I’m not making it up, I promise. Ok, I admit, until I go to Boston/Cape Cod in LESS THAN THREE WEEKS, I don’t have an entirety of actual destinations to write about. But reverse culture shock is a topic that I’ve wanted to talk about for a while, because until I was hit by a big fat bout of it, the phrase may as well have been as made up as it sounds.
Reverse culture shock is described in a few ways, from “the psychosomatic and psychological consequences of the readjustment process to the primary culture” (Wikipedia – sorry, it’s a habit) to USAC’s “confusing reactions or feel[ing] distant from family, friends, and peers”. Basically, it blows. But we’ll get on to that.
Well aware I would be terrified going to Australia, I figured once I left, I would be sad but ok with London life. How very, extremely, inevitably wrong I was. You know how when you come back from holiday, you want everyone to gush about how tanned you are while you nonchalantly flip your sun-kissed hair over your shoulder and reply, “Ohh, I just walked around in the sun a bit”? That was me all over, and then some. I wanted it to be noticed that I had become a better person too, and I truly believe I did. My view on travel, the world, people, and all the beautiful little intricacies, contrasts and quirks it keeps up its crafty sleeve had changed for the better. But I fell on my bum (to put it in the polite British way) with an almighty bump. I thought I could come back and share my new world and experiences, but reverse culture shock took a tight hold of me.
My friends in Australia were a part of my life every day and I had made them my family. Suddenly, they were asleep when I was awake and missing them, just as I was asleep when they were awake and (hopefully) missing me. What surprised me was I didn’t feel that way about some of my friends back in England. I felt confused about my friendships, a little ruffled. Shouldn’t I have been excited to see them all? I had all these stories, and some friends seemed so disinterested. And here we come to an aspect of reverse culture shock: the people at home haven’t been personally involved in your experiences while you were abroad: they didn’t share that with you. Just as I hadn’t shared their new experiences with them. Adding to that, university is a bubble. It’s intense, you hardly know what’s going on in the outside world. Your weekly drama about someone having overheard something ambiguously bitchy becomes the equivalent of a whistleblower’s next move after revealing government secrets. These different wavelengths don’t match. I found myself not caring for what I thought of as trivial matters, and I know they didn’t care for why I considered the Gold Coast tacky, how much I loved Byron Bay and should I have gone to New Zealand? (I should have.)

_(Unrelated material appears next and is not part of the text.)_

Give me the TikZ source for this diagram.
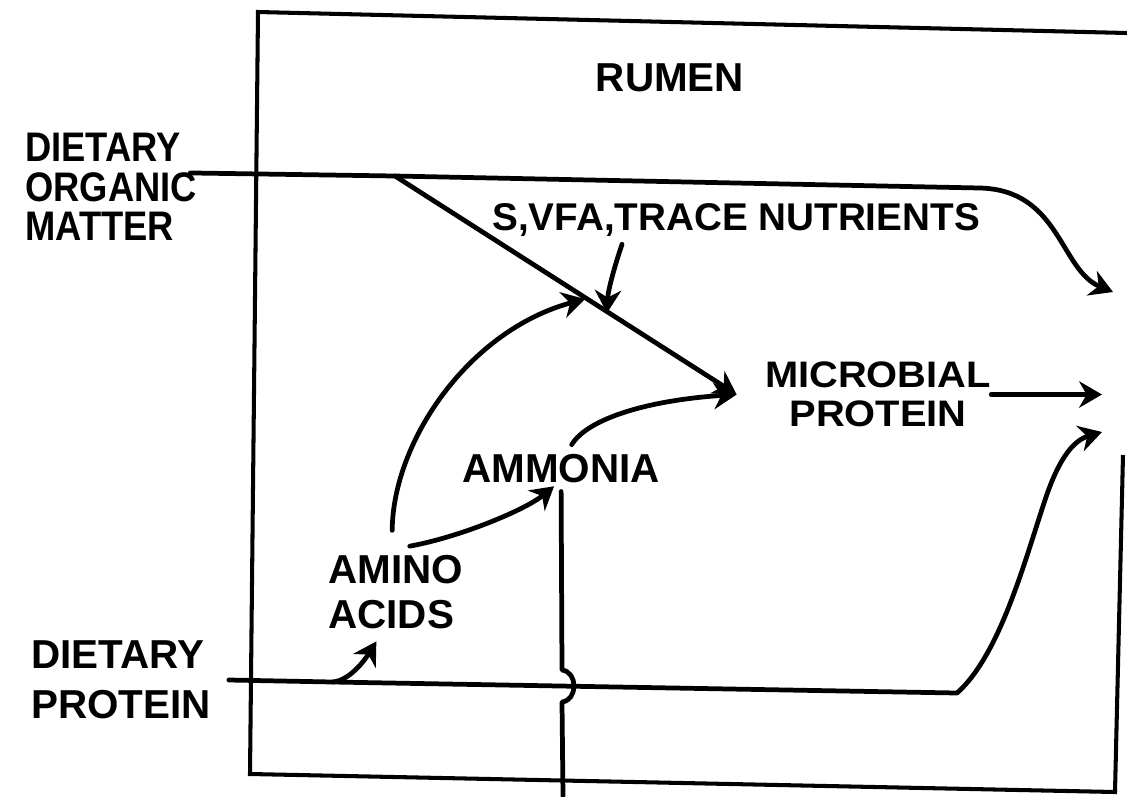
\documentclass[tikz,border=0pt]{standalone}
\usepackage{fontspec}
\setmainfont{Liberation Sans}
\newfontfamily\narrowsans[FakeStretch=0.88]{Liberation Sans}
\newfontfamily\widesans[FakeStretch=1.08]{Liberation Sans}
\usetikzlibrary{arrows.meta}
\tikzset{
  lbl/.style={inner sep=0pt, font=\bfseries\fontsize{23pt}{28pt}\selectfont},
  plain/.style={line width=2.7pt, line cap=round, line join=round},
  flow/.style={plain, -{Stealth[length=13pt,width=15pt]}},
  wall/.style={line width=2.3pt, line join=miter}
}
\begin{document}
\begin{tikzpicture}[x=0.02cm,y=-0.02cm]
\useasboundingbox (0,0) rectangle (1127,796);
\draw[wall] (1127,33) -- (258,12) -- (250,774) -- (1115,792) -- (1123,455);
\node[lbl] (rum) at (670,78) {RUMEN};
\node[lbl, align=left, anchor=west, font=\narrowsans\bfseries\fontsize{23.5pt}{22.5pt}\selectfont] (om) at (25,187) {DIETARY\\ORGANIC\\MATTER};
\node[lbl, font=\bfseries\fontsize{22pt}{26pt}\selectfont, anchor=base west] (svfa) at (492,230) {S,VFA,TRACE NUTRIENTS};
\node[lbl, align=center, font=\widesans\bfseries\fontsize{21pt}{22pt}\selectfont] (mp) at (878,394.5) {MICROBIAL\\PROTEIN};
\node[lbl, anchor=base west] (nh) at (462,482) {AMMONIA};
\node[lbl, align=left, anchor=west, font=\bfseries\fontsize{23pt}{25.5pt}\selectfont] (aa) at (328,592) {AMINO\\ACIDS};
\node[lbl, align=left, anchor=west, font=\bfseries\fontsize{23pt}{28.3pt}\selectfont] (dp) at (31,680) {DIETARY\\PROTEIN};
\coordinate (omsplit) at (395,176);
\coordinate (j1) at (585,299);
\coordinate (j2) at (607,313);
\coordinate (o1) at (1113,292);
\coordinate (o2) at (1102,394.5);
\coordinate (o3) at (1102,432);
\coordinate (dpsplit) at (333,682);
\coordinate (bend) at (957,693);
\coordinate (o4) at (563,796);
\draw[flow] ([xshift=-4pt,yshift=8pt]om.east) -- (omsplit) -- (980,188) .. controls (1060,190) and (1060,270) .. (o1);
\draw[flow] (omsplit) -- ([xshift=-16pt]mp.west);
\draw[flow] ([xshift=74pt,yshift=-4.5pt]svfa.south west) .. controls (615,265) and (608,290) .. (j2);
\draw[flow] ([xshift=-2pt,yshift=14pt]aa.north) .. controls (393,440) and (470,330) .. (j1);
\draw[flow] ([xshift=8pt,yshift=5pt]aa.north) .. controls (460,537) and (525,510) .. ([xshift=-4pt,yshift=-2pt]nh.south);
\draw[flow] ([xshift=6pt,yshift=5pt]nh.north) .. controls (588,418) and (650,400) .. ([xshift=-16pt]mp.west);
\draw[flow] (mp.east) -- (o2);
\draw[flow] ([xshift=10pt]dp.east) -- (dpsplit) -- (bend) .. controls (1000,655) and (1025,560) .. (1045,500) .. controls (1060,455) and (1075,440) .. (o3);
\draw[flow] (dpsplit) .. controls (352,680) and (368,655) .. ([xshift=-11pt,yshift=-7pt]aa.south);
\draw[plain] ([yshift=-5pt]nh.south) -- (562,670) .. controls (578,672) and (578,700) .. (562,702) -- (o4);
\end{tikzpicture}
\end{document}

My family were amazing the whole time I was away, but being back at home was difficult, too. The reverse culture shock symptoms presented themselves, much to my surprise, in a ball of frustration. Why was I so quick to temper? I had just had this enriching life experience… what was going on? You’re dealing with a new you in a different environment. You’ve just thrust yourself (involuntarily, in my case) back into a place with your new perspective, with people who understood the old you. It takes everyone some time to adjust to that. Thing is, I had changed… but not even I really knew how at that time. The more frustrated, lonely and sad I got, the more I felt my new self was slipping away from me. I was desperate to hold onto that, it was a part of me, a part I cherished and loved, a part I was proud of. I didn’t understand why I wasn’t happy.
I referred to private jokes I had with my friends in Australia… no one got them (obviously). I then tried to recreate incidents where those kind of laughs I had then could be transferred over, back in England. No one found them funny. Of course, I may just be utterly non-funny and possessed a lack of wit where the Australian friends were happier to indulge and humour me, but I (hesitantly) don’t think so. Australians are a lot more blunt than the British, anyway. I started becoming confused at the British reserved mentality. I felt physically inhibited: in Australia I could run about and move – on the beach, on the grass, in the sea. England’s rubbish weather didn’t help, I didn’t feel as free.
Whereas in Australia, I had other international students to lean on in our adjustment, they couldn’t help me in the same way now; we were all spread around the world, going it alone. I had basically lived with the boyfriend I found in Australia, and now he was back in America – we didn’t know how to help ourselves, let alone each other (not for lack of trying, of course).
Coming back to what you thought was your familiar country is an ordeal, and sometimes a traumatic one. Things aren’t how you expect them to be. Just like you’ve changed, things may have moved on back home, too. Or maybe they haven’t and that’s the problem. But I do believe the people who really care are always there for you, and will always make an effort to understand. I had my family and it was the period I saw which friends I wanted to surround myself with – and which I didn’t.
But the beautiful thing about reverse culture shock is that you’re applying exactly what you had just learnt to do abroad: you know you can thrive even when things are hard. You’ve been through something everyone’s been telling you you’re so brave to do, and this is where you show how strong you are and how much you’ve grown. It may royally suck at the time, and I personally had a rough time of it, but hang on to that person changed by travel, because it’s an inspired, courageous one. And I’m pretty sure nothing can knock that stubborn fighter down.